Retaining wall and abutment structures shall be investigated for excessive vertical and lateral displacement, and overall stability, at the service limit state. Tolerable vertical and lateral deformation limits for retaining walls and abutments shall be developed from the structural engineering design and performance criteria based on the function and type of wall, design service life (100 years), and consequences of unacceptable movements to the wall and any potentially affected nearby structures, i.e., both structural and aesthetic.

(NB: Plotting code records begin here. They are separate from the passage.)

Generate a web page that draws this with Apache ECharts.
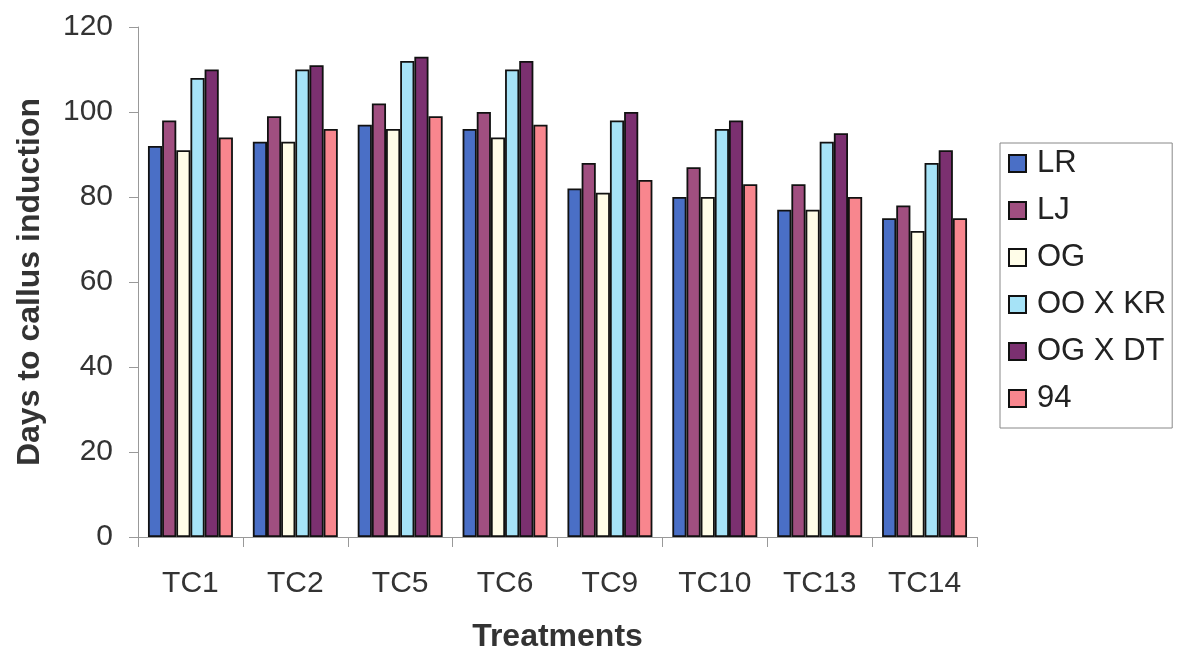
<!DOCTYPE html>
<html>
<head>
<meta charset="utf-8">
<script src="https://cdn.jsdelivr.net/npm/echarts@6/dist/echarts.min.js"></script>
<style>
html,body{margin:0;padding:0;background:#fff;}
#chart{width:1178px;height:655px;}
</style>
</head>
<body>
<div id="chart"></div>
<script>
const categories = ['TC1','TC2','TC5','TC6','TC9','TC10','TC13','TC14'];
const seriesNames = ['LR','LJ','OG','OO X KR','OG X DT','94'];
const LR     = [92, 93, 97, 96, 82, 80, 77, 75];
const LJ     = [98, 99, 102, 100, 88, 87, 83, 78];
const OG     = [91, 93, 96, 94, 81, 80, 77, 72];
const OOxKR  = [108, 110, 112, 110, 98, 96, 93, 88];
const OGxDT  = [110, 111, 113, 112, 100, 98, 95, 91];
const S94    = [94, 96, 99, 97, 84, 83, 80, 75];
const yTicks = [0, 20, 40, 60, 80, 100, 120];

const values = [LR, LJ, OG, OOxKR, OGxDT, S94];
const colors = ['#4a6fc6', '#a04f80', '#fffde8', '#a6e3f7', '#7b3070', '#f8868e'];
const font = 'Liberation Sans, Arial, Helvetica, sans-serif';

const chart = echarts.init(document.getElementById('chart'));
chart.setOption({
  animation: false,
  backgroundColor: '#fff',
  grid: { left: 138, right: 201, top: 27, bottom: 118, containLabel: false, outerBoundsMode: 'none' },
  legend: {
    orient: 'vertical',
    left: 1000,
    top: 143,
    padding: [5, 6, 14, 8],
    icon: 'rect',
    itemWidth: 17,
    itemHeight: 17,
    itemGap: 16,
    borderColor: '#888',
    borderWidth: 1,
    data: seriesNames,
    textStyle: { fontFamily: font, fontSize: 31, color: '#222', lineHeight: 30, padding: [0, 0, 0, 6] },
    itemStyle: { borderColor: '#111', borderWidth: 2 }
  },
  xAxis: {
    type: 'category',
    data: categories,
    name: 'Treatments',
    nameLocation: 'middle',
    nameGap: 84,
    nameTextStyle: { fontFamily: font, fontSize: 32, fontWeight: 'bold', color: '#333' },
    axisLine: { lineStyle: { color: '#999', width: 1 } },
    axisTick: { show: true, length: 10, alignWithLabel: false, lineStyle: { color: '#999' } },
    axisLabel: { fontFamily: font, fontSize: 30, color: '#333', margin: 32 }
  },
  yAxis: {
    type: 'value',
    min: 0,
    max: 120,
    interval: 20,
    name: 'Days to callus induction',
    nameLocation: 'middle',
    nameGap: 92,
    nameTextStyle: { fontFamily: font, fontSize: 32, fontWeight: 'bold', color: '#333' },
    axisLine: { show: true, lineStyle: { color: '#999', width: 1 } },
    axisTick: { show: true, length: 9, lineStyle: { color: '#999' } },
    splitLine: { show: false },
    axisLabel: {
      fontFamily: font, fontSize: 30, color: '#333', margin: 25,
      formatter: function (v) { return yTicks.indexOf(v) >= 0 ? String(v) : ''; }
    }
  },
  series: seriesNames.map(function (n, i) {
    return {
      name: n,
      type: 'bar',
      data: values[i],
      barGap: '0%',
      barCategoryGap: '19%',
      itemStyle: { color: colors[i], borderColor: '#111', borderWidth: 1.8 }
    };
  })
});
</script>
</body>
</html>
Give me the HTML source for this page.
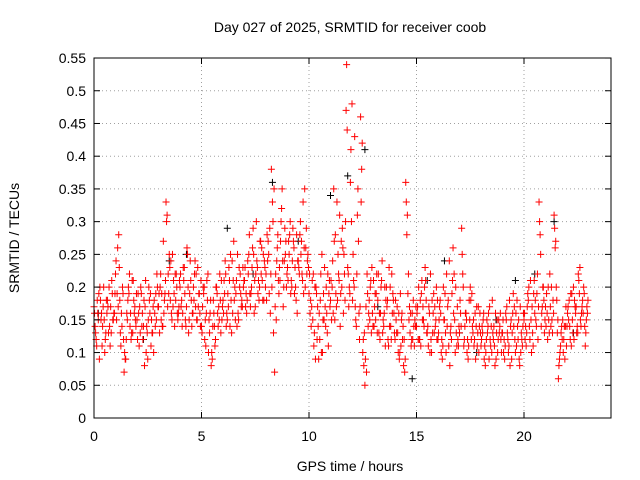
<!DOCTYPE html>
<html><head><meta charset="utf-8"><style>
body{margin:0;background:#fff}
svg{display:block;font-family:"Liberation Sans",sans-serif}
</style></head><body>
<svg id="chart" width="640" height="480" viewBox="0 0 640 480" xmlns="http://www.w3.org/2000/svg">
<rect width="640" height="480" fill="#fff"/>
<text x="350" y="32" font-size="14" text-anchor="middle">Day 027 of 2025, SRMTID for receiver coob</text>
<g id="grid"></g>
<g id="marks"></g>
<rect x="94" y="58" width="517" height="360" fill="none" stroke="#000" stroke-width="1"/>
<g id="axes"></g>
<text x="350" y="471" font-size="14" text-anchor="middle">GPS time / hours</text>
<text transform="translate(19,238) rotate(-90)" font-size="14" text-anchor="middle">SRMTID / TECUs</text>
</svg>
<script>
const xTicks=[0,5,10,15,20];
const yTicks=[0,0.05,0.1,0.15,0.2,0.25,0.3,0.35,0.4,0.45,0.5,0.55];
const yTickLabels=["0","0.05","0.1","0.15","0.2","0.25","0.3","0.35","0.4","0.45","0.5","0.55"];
const startA=0, startB=0.05, startC=0.025, startD=0.075, step=0.1;
const valsA=[17,12,15,18,14,10,16,20,13,15,22,26,18,14,7,12,20,16,13,17,15,11,19,14,21,9,16,13,18,15,17,22,14,19,31,25,16,21,18,15,20,14,23,17,13,21,16,24,15,19,14,19,11,22,16,9,14,20,17,13,18,24,15,21,13,27,19,16,22,17,21,16,25,19,29,17,23,20,26,18,22,27,16,33,7,24,19,30,17,25,23,28,20,26,18,24,30,21,35,22,19,14,22,9,17,12,25,15,20,11,18,24,15,33,21,27,16,30,23,19,48,20,14,27,46,10,5,22,18,13,21,15,18,12,24,16,20,11,14,19,12,17,9,15,8,36,19,13,16,11,14,20,11,17,23,13,16,10,19,15,12,18,9,15,22,11,14,26,10,17,13,29,11,16,9,20,14,12,17,10,11,15,8,13,17,10,14,9,12,16,13,9,17,11,15,19,10,14,8,12,15,11,18,21,13,16,19,33,14,20,17,12,22,15,31,20,6,11,15,9,14,18,11,20,16,13,23,17,19,15];
const valsB=[14,18,9,16,20,13,17,11,19,16,15,28,11,19,9,15,22,13,18,14,19,13,16,8,14,20,11,17,14,20,13,19,16,33,22,18,25,14,20,17,17,23,15,25,19,14,18,22,17,14,17,12,21,15,8,18,12,16,22,15,21,14,17,25,16,20,14,23,17,20,17,24,19,23,16,30,21,27,18,23,28,19,38,13,22,28,21,35,24,20,27,19,29,23,16,22,27,19,26,25,16,21,13,19,9,22,15,17,13,21,15,35,19,25,14,29,22,54,17,41,25,17,31,12,38,8,17,14,20,16,17,22,13,20,15,11,18,14,22,16,15,10,19,12,7,28,15,11,18,14,17,12,21,14,18,11,22,13,17,12,15,10,20,13,17,8,19,22,13,11,16,22,14,10,18,12,15,9,13,16,14,9,12,16,11,13,8,15,13,10,10,16,12,8,13,17,11,15,10,14,12,17,14,10,19,15,12,28,17,13,19,15,14,18,26,13,9,14,12,17,17,12,15,18,13,21,14,16,11,16];
const valsC=[16,11,19,15,17,12,18,14,21,16,24,17,13,20,10,16,19,12,21,15,12,17,14,18,10,15,19,13,16,22,19,15,27,21,17,23,15,19,22,16,22,16,19,26,15,18,20,17,23,16,13,20,16,10,18,14,11,19,15,21,16,22,19,14,24,18,21,15,19,23,23,18,28,20,25,22,19,27,21,24,18,25,22,30,17,26,23,32,20,27,21,30,24,19,28,23,25,33,20,24,22,17,11,20,14,18,10,23,16,19,21,16,28,18,31,20,25,47,22,36,18,43,22,16,33,12,9,19,15,23,14,19,22,16,13,20,17,23,12,18,18,13,10,16,12,33,22,16,12,15,16,12,19,15,21,14,10,18,13,20,13,16,11,19,14,24,12,16,20,12,18,25,12,15,11,18,13,16,11,14,12,16,10,14,12,18,11,13,15,12,15,11,13,18,9,14,16,12,17,11,16,13,20,15,11,18,22,30,16,18,14,20,17,13,29,18,8,13,10,14,16,14,19,12,17,22,15,18,14,17];
const valsD=[13,16,20,11,15,18,13,17,15,19,19,23,16,12,9,18,14,21,16,19,16,20,12,17,13,18,15,10,19,17,20,14,18,30,19,24,17,22,16,21,18,21,14,20,24,16,22,15,19,21,20,15,18,13,10,16,20,14,18,17,19,16,23,18,21,15,25,20,18,21,19,22,17,26,21,24,18,22,25,20,24,29,20,35,15,21,27,24,29,22,25,21,27,20,24,28,22,26,29,23,18,15,20,12,16,10,19,14,22,17,20,27,17,22,19,26,18,44,20,30,21,15,35,17,42,13,7,16,21,14,19,13,16,21,14,18,12,20,16,13,13,16,11,14,9,31,17,12,14,17,12,18,15,20,13,17,12,16,14,18,17,12,15,10,18,13,21,15,11,14,14,20,16,12,15,19,11,14,17,13,13,11,15,9,14,12,16,10,14,13,12,15,10,14,16,12,18,9,13,16,14,19,12,17,21,14,17,25,20,15,16,13,20,16,27,15,10,12,14,11,15,19,13,17,14,19,16,20,13,18];
const blackT=[0.2,1.0,2.3,3.5,4.3,6.2,7.4,8.3,9.5,11.0,11.8,12.6,13.2,14.8,15.5,16.3,17.0,17.8,18.7,19.6,20.5,21.4,22.3];
const blackV=[0.16,0.22,0.12,0.24,0.25,0.29,0.22,0.36,0.27,0.34,0.37,0.41,0.17,0.06,0.21,0.24,0.13,0.10,0.15,0.21,0.22,0.30,0.13];
const X=t=>94+t*21.5, Y=v=>418-v*654.5;
const NS="http://www.w3.org/2000/svg";
const grid=document.getElementById('grid'),axes=document.getElementById('axes'),marks=document.getElementById('marks');
function line(p,x1,y1,x2,y2,st,dash){const l=document.createElementNS(NS,'line');l.setAttribute('x1',x1);l.setAttribute('y1',y1);l.setAttribute('x2',x2);l.setAttribute('y2',y2);l.setAttribute('stroke',st);if(dash)l.setAttribute('stroke-dasharray',dash);p.appendChild(l);return l;}
function txt(p,x,y,s,a){const t=document.createElementNS(NS,'text');t.setAttribute('x',x);t.setAttribute('y',y);t.setAttribute('font-size','14');t.setAttribute('text-anchor',a);t.textContent=s;p.appendChild(t);return t;}
yTicks.forEach((v,i)=>{const y=Y(v);
 if(i>0&&i<yTicks.length-1){const g=line(grid,94,y,611,y,'#a0a0a0','1,3');
 
 }
 line(axes,94,y,100,y,'#000');line(axes,611,y,605,y,'#000');
 const t=txt(axes,86,y+5,yTickLabels[i],'end');
 
 });
xTicks.forEach((v,i)=>{const x=X(v);
 if(i>0){const g=line(grid,x,58,x,418,'#a0a0a0','1,3');
 
 }
 line(axes,x,418,x,412,'#000');line(axes,x,58,x,64,'#000');
 const t=txt(axes,x,441,String(v),'middle');
 
 });
function plus(t,v,c,name){const x=X(t),y=Y(v);const p=document.createElementNS(NS,'path');
 p.setAttribute('d',`M${x-3.5},${y}h7M${x},${y-3.5}v7`);p.setAttribute('stroke',c);p.setAttribute('fill','none');
 
 
 marks.appendChild(p);}
blackT.forEach((t,i)=>plus(t,blackV[i],'#000','black-point'));
valsA.forEach((v,i)=>plus(startA+i*step,v/100,'#ff0000','red-point'));
valsB.forEach((v,i)=>plus(startB+i*step,v/100,'#ff0000','red-point'));
valsC.forEach((v,i)=>plus(startC+i*step,v/100,'#ff0000','red-point'));
valsD.forEach((v,i)=>plus(startD+i*step,v/100,'#ff0000','red-point'));
</script>
</body></html>
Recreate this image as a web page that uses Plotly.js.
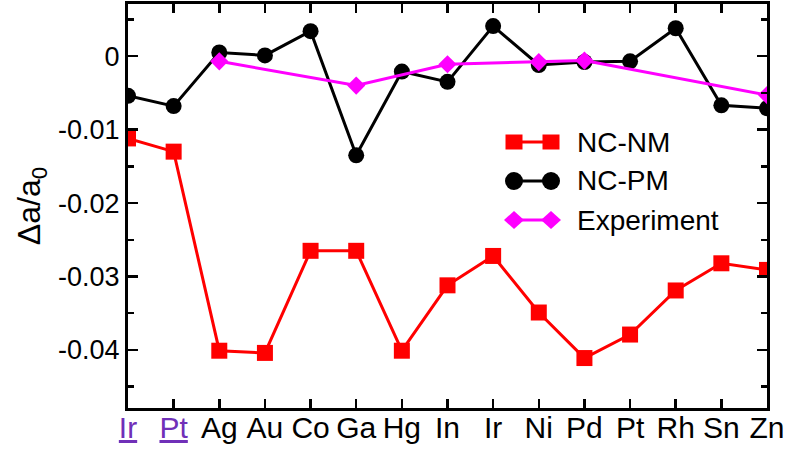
<!DOCTYPE html>
<html>
<head>
<meta charset="utf-8">
<script src="https://cdn.plot.ly/plotly-3.0.1.min.js"></script>
<style>
  html, body { margin: 0; padding: 0; background: #fff; }
  #chart { width: 790px; height: 451px; }
</style>
</head>
<body>
<div id="chart"></div>
<script>
// Element labels along the x axis (first two are highlighted references)
const elements = ["Ir", "Pt", "Ag", "Au", "Co", "Ga", "Hg", "In", "Ir", "Ni", "Pd", "Pt", "Rh", "Sn", "Zn"];
const highlighted = [0, 1];

// Relative lattice change, non-collinear non-magnetic
const ncNM = [-0.0112, -0.0130, -0.0401, -0.0404, -0.0265, -0.0265, -0.0401, -0.0312,
              -0.0272, -0.0349, -0.0411, -0.0379, -0.0319, -0.0282, -0.0291];
// Relative lattice change, non-collinear paramagnetic
const ncPM = [-0.0054, -0.0068, 0.0005, 0.0001, 0.0034, -0.0135, -0.0021, -0.0035,
              0.0041, -0.0012, -0.0008, -0.0007, 0.0038, -0.0067, -0.0071];
// Measured values, available for a subset of elements (indices into elements)
const expIndex = [2, 5, 7, 9, 10, 14];
const expValue = [-0.0007, -0.0040, -0.0011, -0.0008, -0.0006, -0.0053];

const yTickVals = [0, -0.01, -0.02, -0.03, -0.04];
const yTickText = ["0", "-0.01", "-0.02", "-0.03", "-0.04"];

const idx = elements.map((_, i) => i);
const tickText = elements.map((e, i) =>
  highlighted.includes(i) ? `<span style="color:#7030b8"><u>${e}</u></span>` : e);

const font = "Liberation Sans, Arial, Helvetica, sans-serif";
const W = 790, H = 451;
const M = { l: 128, r: 23, t: 4, b: 43 };

const series = [
  { name: "NC-NM", x: idx, y: ncNM, color: "#ff0000", symbol: "square", size: 16 },
  { name: "NC-PM", x: idx, y: ncPM, color: "#000000", symbol: "circle", size: 16 },
  { name: "Experiment", x: expIndex, y: expValue, color: "#ff00ff", symbol: "diamond", size: 14 }
];

const traces = series.map(s => ({
  x: s.x, y: s.y, name: s.name, type: "scatter", mode: "lines+markers",
  line: { color: s.color, width: 3 },
  marker: { symbol: s.symbol, size: s.size, color: s.color, line: { width: 0 } },
  showlegend: false
}));

// Legend key drawn as a short line with a marker at each end
const plotW = W - M.l - M.r, plotH = H - M.t - M.b;
const px = v => (v - M.l) / plotW;
const py = v => (H - M.b - v) / plotH;
const keyLeft = 514, keyRight = 551, keyTextX = 575;
const keyRows = [142, 181, 220];

const shapes = [];
const annotations = [];
series.forEach((s, i) => {
  const cy = keyRows[i];
  shapes.push({ type: "line", xref: "paper", yref: "paper",
    x0: px(keyLeft), x1: px(keyRight), y0: py(cy), y1: py(cy),
    line: { color: s.color, width: 3 } });
  [keyLeft, keyRight].forEach(cx => {
    if (s.symbol === "square") {
      const h = 8.5;
      shapes.push({ type: "rect", xref: "paper", yref: "paper",
        x0: px(cx - h), x1: px(cx + h), y0: py(cy - h + 1), y1: py(cy + h - 1),
        fillcolor: s.color, line: { width: 0 } });
    } else if (s.symbol === "circle") {
      const r = 9;
      shapes.push({ type: "circle", xref: "paper", yref: "paper",
        x0: px(cx - r), x1: px(cx + r), y0: py(cy - r), y1: py(cy + r),
        fillcolor: s.color, line: { width: 0 } });
    } else {
      const r = 10, rv = 9;
      shapes.push({ type: "path", xref: "paper", yref: "paper",
        path: `M ${px(cx - r)} ${py(cy)} L ${px(cx)} ${py(cy - rv)} L ${px(cx + r)} ${py(cy)} L ${px(cx)} ${py(cy + rv)} Z`,
        fillcolor: s.color, line: { width: 0 } });
    }
  });
  annotations.push({ xref: "paper", yref: "paper", x: px(keyTextX), y: py(cy),
    xanchor: "left", yanchor: "middle", showarrow: false, text: s.name,
    font: { family: font, size: 28, color: "#000" } });
});

const layout = {
  width: W, height: H,
  margin: M,
  paper_bgcolor: "#fff", plot_bgcolor: "#fff",
  font: { family: font, color: "#000", size: 28 },
  showlegend: false,
  shapes: shapes,
  annotations: annotations,
  xaxis: {
    range: [0, 14],
    tickmode: "array", tickvals: idx, ticktext: tickText,
    ticks: "inside", ticklen: 9, tickwidth: 2.5, tickcolor: "#000",
    showline: true, linewidth: 3, linecolor: "#000", mirror: "ticks",
    showgrid: false, zeroline: false,
    tickfont: { family: font, size: 30, color: "#000" },
    ticklabelstandoff: -9,
    fixedrange: true
  },
  yaxis: {
    range: [-0.0479, 0.0071],
    tickmode: "array", tickvals: yTickVals, ticktext: yTickText,
    ticks: "inside", ticklen: 10, tickwidth: 2.5, tickcolor: "#000",
    minor: { dtick: 0.005, tick0: 0, ticks: "inside", ticklen: 6, tickwidth: 2.5, tickcolor: "#000", showgrid: false },
    showline: true, linewidth: 3, linecolor: "#000", mirror: "ticks",
    showgrid: false, zeroline: false,
    tickfont: { family: font, size: 27, color: "#000" },
    title: { text: "Δa/a<sub>0</sub>", font: { family: font, size: 32, color: "#000" }, standoff: 8 },
    fixedrange: true
  }
};

Plotly.newPlot("chart", traces, layout, { displayModeBar: false, staticPlot: true });
</script>
</body>
</html>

Vertical wall movements are primarily the result of soil settlement beneath the wall foundation. The provisions of AASHTO (Section 10) shall apply for analytical methods to estimate vertical wall movements. For gravity and semi-gravity walls, lateral movement estimates shall be assessed resulting from a combination of differential vertical settlement between the heel and the toe of the wall, and the rotation necessary to develop active earth pressure conditions. Tolerable total and differential vertical deformations for a particular retaining wall are dependent on the ability of the wall to deflect without causing damage to the wall elements or adjacent structures, or without exhibiting deformations that are unsightly and/or affect wall performance. Regarding impact to the wall itself, differential settlement along the length of the wall and to some extent from front to back of wall is the best indicator of the potential for retaining wall structural damage or overstress. Wall facing stiffness and ability to adjust incrementally to movement affect the ability of a given wall system to tolerate differential movements, and shall be evaluated by the geotechnical engineer.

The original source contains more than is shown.